Canadian unemployment data was also released this morning, and though the labor force expanded in May following April’s surprise contraction, the report looked a little anemic compared to the US equivalent. The unemployment rate ticked higher to 7.0% as more people joined the jobs market, above the consensus estimate which had called for an unchanged 6.9%, while the advance in jobs, which showed a substantial bounce at the headline level from -28,900 in April to +25,800 in May, was driven by gains in part-time employment, Statistics Canada said. This is an ongoing story, with the 0.5% gain in employment in the 12 months to May accounted for by growth in part-time jobs.
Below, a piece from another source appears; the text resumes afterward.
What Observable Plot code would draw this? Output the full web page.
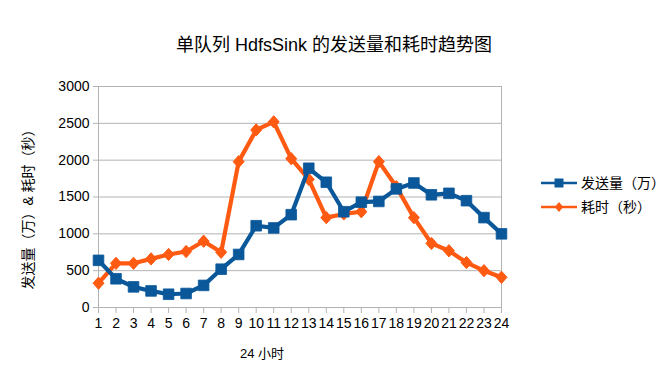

The weakness revealed when digging below the headline advance, therefore, does little to raise hopes for second-quarter GDP growth in Canada, and USD/CAD spiked higher in the aftermath of the report’s release, touching 1.0948 in morning trading. The Loonie’s losses eased as the day progressed, though, and USD/CAD was up by just 0.09% at 1.0930 by early afternoon in New York.
The dust is still settling in the forex market from yesterday’s announcement of new stimulus measures from the European Central Bank (ECB). The euro has generally been in the ascendance this year, much to the consternation of the ECB, and while the central bank’s action may breathe some life into the eurozone economy and help combat inflation, it does not seem to have significantly affected the euro’s value. The implementation of the negative deposit rates may yet filter through to affect exchange rates, but it may require the ECB to embrace full-blown Fed-style asset purchases before the euro, propped up by Germany’s large trade surplus, sees any drastic correction.
Governing Council member and chief of the German Bundesbank Jens Weidmann said in an interview with the Bild newspaper that it is too early to be speculating about further action from the ECB, though, saying ‘We have to wait and see how the measures take effect. It would be absurd to already start talking now about a further set of measures.’ He also revealed that the Governing Council ‘wrangled long and hard’ over which stimulus measures to implement.